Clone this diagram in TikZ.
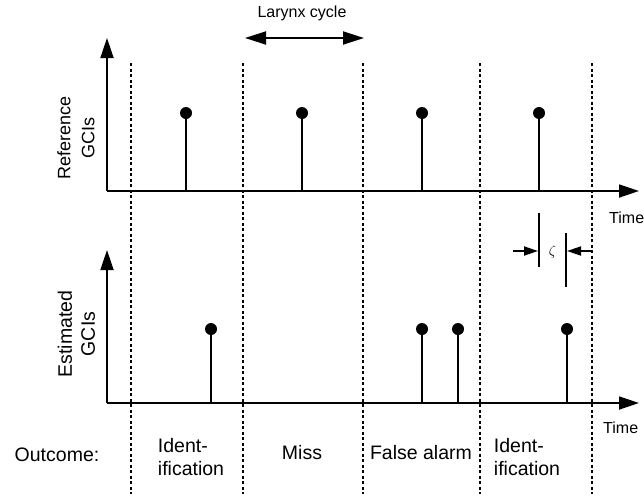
\documentclass[tikz,border=0pt]{standalone}
\usepackage{fontspec}
\setmainfont{Liberation Sans}
\usetikzlibrary{arrows.meta}
\begin{document}
\begin{tikzpicture}[x=1pt,y=-1pt,
  axis/.style={line width=1.8pt,-{Triangle[length=20pt,width=13pt]}},
  stem/.style={line width=1.5pt},
  ball/.style={circle,fill=black,inner sep=0pt,minimum size=12pt},
  divider/.style={line width=1.5pt,dash pattern=on 3pt off 2.5pt},
  lbl/.style={font=\fontsize{19.5}{23}\selectfont,inner sep=0pt},
  small/.style={font=\fontsize{16}{19}\selectfont,inner sep=0pt},
  marker/.style={line width=1.8pt},
  pointer/.style={line width=1.8pt,-{Triangle[length=14pt,width=9pt]}},
  span/.style={line width=1.8pt,{Triangle[length=21pt,width=13pt]}-{Triangle[length=21pt,width=13pt]}}
]
\useasboundingbox (0,0) rectangle (644,498);

% cycle boundaries
\foreach \x [count=\i] in {131,243,363,480,592}{
  \coordinate (dt\i) at (\x,63);
  \coordinate (db\i) at (\x,494);
  \draw[divider] (dt\i) -- (db\i);
}

% reference axes
\coordinate (ro) at (107,191);
\coordinate (ry) at (107,38);
\coordinate (rx) at (639,191);
\draw[axis] (ro) -- (ry);
\draw[axis] (ro) -- (rx);

% estimated axes
\coordinate (eo) at (107,403);
\coordinate (ey) at (107,250);
\coordinate (ex) at (639,403);
\draw[axis] (eo) -- (ey);
\draw[axis] (eo) -- (ex);

% reference GCIs
\foreach \x [count=\i] in {186,302,422,539}{
  \coordinate (rb\i) at (\x,191);
  \node[ball] (r\i) at (\x,113) {};
  \draw[stem] (rb\i) -- (r\i.center);
}

% estimated GCIs
\foreach \x [count=\i] in {211,422,458,567}{
  \coordinate (eb\i) at (\x,403);
  \node[ball] (e\i) at (\x,329) {};
  \draw[stem] (eb\i) -- (e\i.center);
}

% axis labels
\node[font=\fontsize{18}{24}\selectfont,inner sep=0pt,rotate=90,align=center] (reflbl) at (76,138) {Reference\\GCIs};
\node[lbl,rotate=90,align=center] (estlbl) at (76.5,334) {Estimated\\GCIs};
\node[small,anchor=base west] (time1) at (609,223) {Time};
\node[small,anchor=base west] (time2) at (603,433) {Time};

% larynx cycle
\node[small,anchor=base] (larynx) at (302,17.5) {Larynx cycle};
\coordinate (la) at (245,38);
\coordinate (lb) at (364,38);
\draw[span] (la) -- (lb);

% tolerance zeta
\coordinate (z1t) at (539,213);
\coordinate (z1b) at (539,267);
\coordinate (z2t) at (566,233);
\coordinate (z2b) at (566,287);
\draw[marker] (z1t) -- (z1b);
\draw[marker] (z2t) -- (z2b);
\coordinate (zl0) at (513,251);
\coordinate (zl1) at (538,251);
\coordinate (zr0) at (592,251);
\coordinate (zr1) at (567,251);
\draw[pointer] (zl0) -- (zl1);
\draw[pointer] (zr0) -- (zr1);
\node[font=\fontsize{15}{18}\selectfont,inner sep=0pt] (zeta) at (552.5,252) {$\zeta$};

% outcomes
\node[lbl,anchor=base] (outcome) at (57,461.5) {Outcome:};
\node[lbl,align=left] (o1) at (191,457) {Ident-\\ification};
\node[lbl,anchor=base] (o2) at (302,459) {Miss};
\node[lbl,anchor=base] (o3) at (421,459) {False alarm};
\node[lbl,align=left] (o4) at (527,457) {Ident-\\ification};
\end{tikzpicture}
\end{document}
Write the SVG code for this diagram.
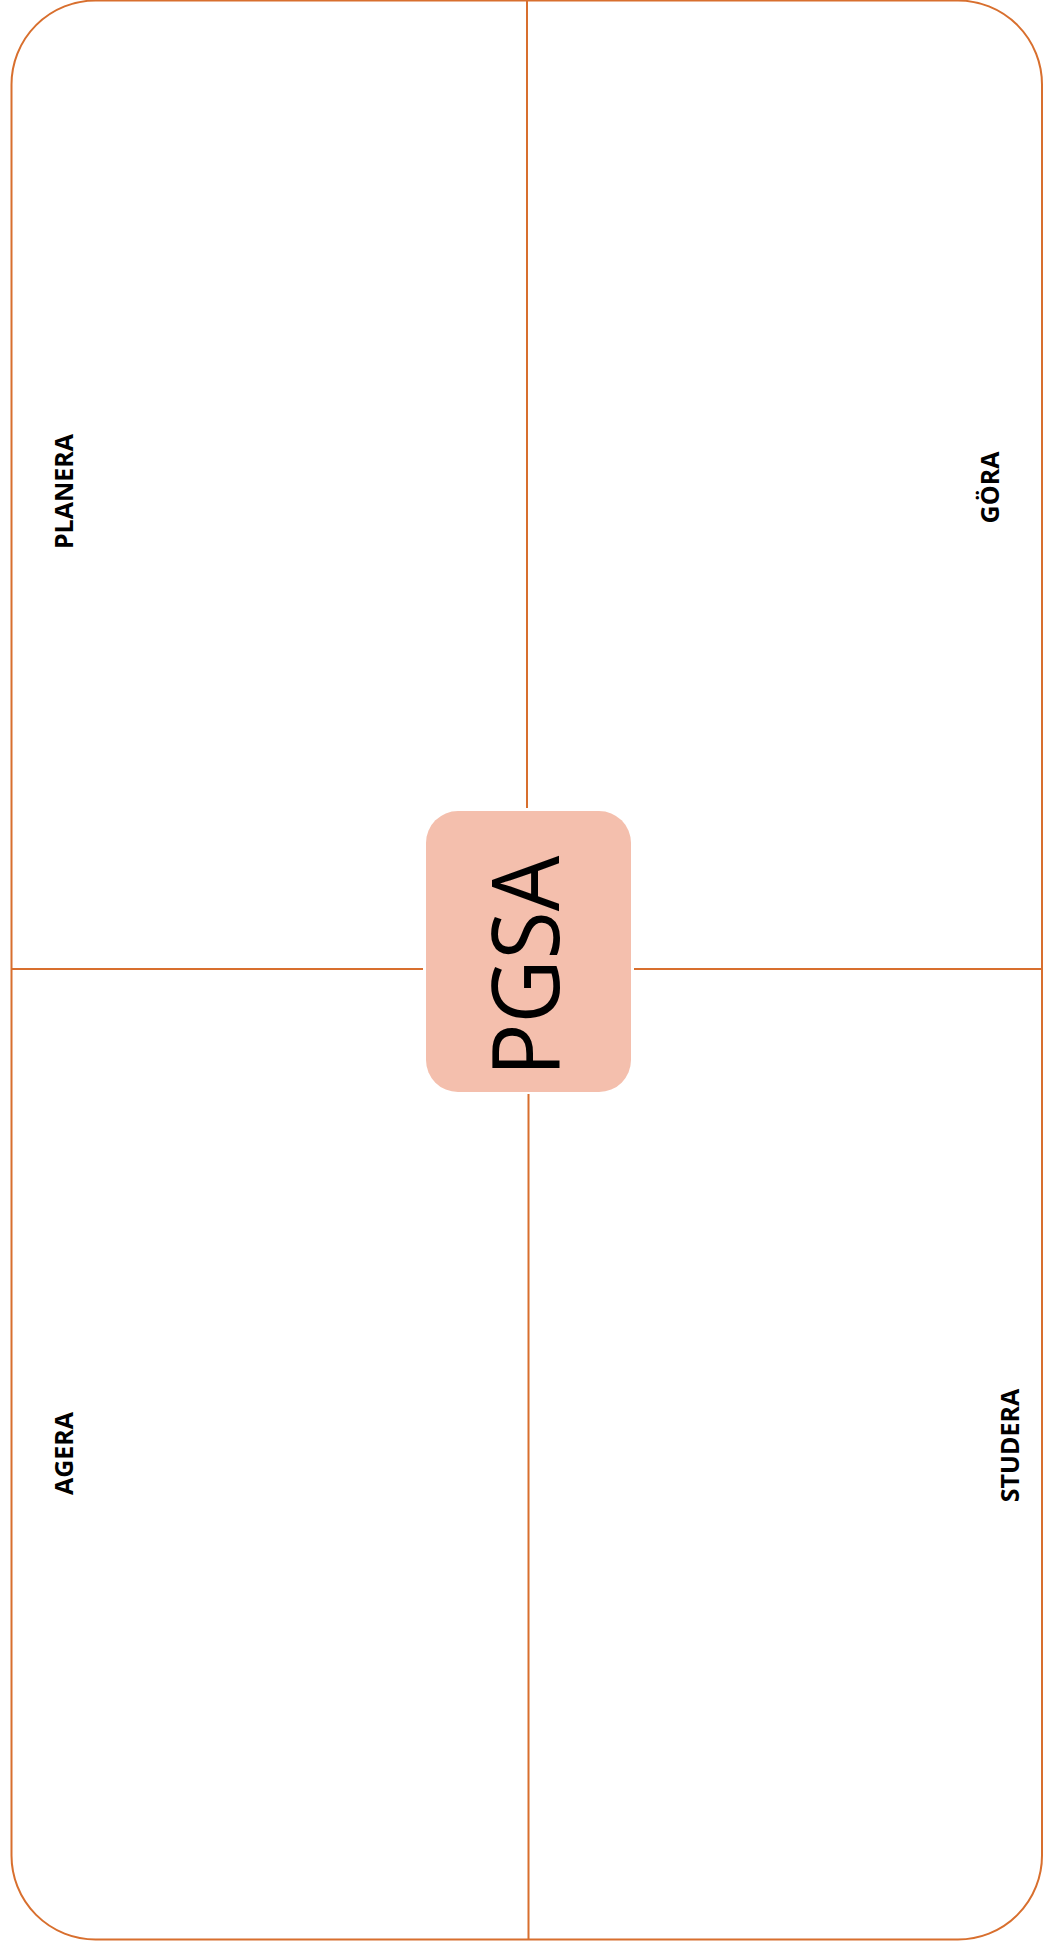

**Work required**
Omit the pictures. Transcribe every record exactly.

**Result of this task**
Clone this diagram in TikZ.
\documentclass[tikz,border=0pt]{standalone}
\usepackage{fontspec}
\setmainfont{Liberation Sans}
\usetikzlibrary{arrows.meta}
\begin{document}
\begin{tikzpicture}[x=1pt,y=-1pt,
  axis/.style={line width=1.8pt,-{Triangle[length=20pt,width=13pt]}},
  stem/.style={line width=1.5pt},
  ball/.style={circle,fill=black,inner sep=0pt,minimum size=12pt},
  divider/.style={line width=1.5pt,dash pattern=on 3pt off 2.5pt},
  lbl/.style={font=\fontsize{19.5}{23}\selectfont,inner sep=0pt},
  small/.style={font=\fontsize{16}{19}\selectfont,inner sep=0pt},
  marker/.style={line width=1.8pt},
  pointer/.style={line width=1.8pt,-{Triangle[length=14pt,width=9pt]}},
  span/.style={line width=1.8pt,{Triangle[length=21pt,width=13pt]}-{Triangle[length=21pt,width=13pt]}}
]
\useasboundingbox (0,0) rectangle (644,498);

% cycle boundaries
\foreach \x [count=\i] in {131,243,363,480,592}{
  \coordinate (dt\i) at (\x,63);
  \coordinate (db\i) at (\x,494);
  \draw[divider] (dt\i) -- (db\i);
}

% reference axes
\coordinate (ro) at (107,191);
\coordinate (ry) at (107,38);
\coordinate (rx) at (639,191);
\draw[axis] (ro) -- (ry);
\draw[axis] (ro) -- (rx);

% estimated axes
\coordinate (eo) at (107,403);
\coordinate (ey) at (107,250);
\coordinate (ex) at (639,403);
\draw[axis] (eo) -- (ey);
\draw[axis] (eo) -- (ex);

% reference GCIs
\foreach \x [count=\i] in {186,302,422,539}{
  \coordinate (rb\i) at (\x,191);
  \node[ball] (r\i) at (\x,113) {};
  \draw[stem] (rb\i) -- (r\i.center);
}

% estimated GCIs
\foreach \x [count=\i] in {211,422,458,567}{
  \coordinate (eb\i) at (\x,403);
  \node[ball] (e\i) at (\x,329) {};
  \draw[stem] (eb\i) -- (e\i.center);
}

% axis labels
\node[font=\fontsize{18}{24}\selectfont,inner sep=0pt,rotate=90,align=center] (reflbl) at (76,138) {Reference\\GCIs};
\node[lbl,rotate=90,align=center] (estlbl) at (76.5,334) {Estimated\\GCIs};
\node[small,anchor=base west] (time1) at (609,223) {Time};
\node[small,anchor=base west] (time2) at (603,433) {Time};

% larynx cycle
\node[small,anchor=base] (larynx) at (302,17.5) {Larynx cycle};
\coordinate (la) at (245,38);
\coordinate (lb) at (364,38);
\draw[span] (la) -- (lb);

% tolerance zeta
\coordinate (z1t) at (539,213);
\coordinate (z1b) at (539,267);
\coordinate (z2t) at (566,233);
\coordinate (z2b) at (566,287);
\draw[marker] (z1t) -- (z1b);
\draw[marker] (z2t) -- (z2b);
\coordinate (zl0) at (513,251);
\coordinate (zl1) at (538,251);
\coordinate (zr0) at (592,251);
\coordinate (zr1) at (567,251);
\draw[pointer] (zl0) -- (zl1);
\draw[pointer] (zr0) -- (zr1);
\node[font=\fontsize{15}{18}\selectfont,inner sep=0pt] (zeta) at (552.5,252) {$\zeta$};

% outcomes
\node[lbl,anchor=base] (outcome) at (57,461.5) {Outcome:};
\node[lbl,align=left] (o1) at (191,457) {Ident-\\ification};
\node[lbl,anchor=base] (o2) at (302,459) {Miss};
\node[lbl,anchor=base] (o3) at (421,459) {False alarm};
\node[lbl,align=left] (o4) at (527,457) {Ident-\\ification};
\end{tikzpicture}
\end{document}
Write the SVG code for this diagram.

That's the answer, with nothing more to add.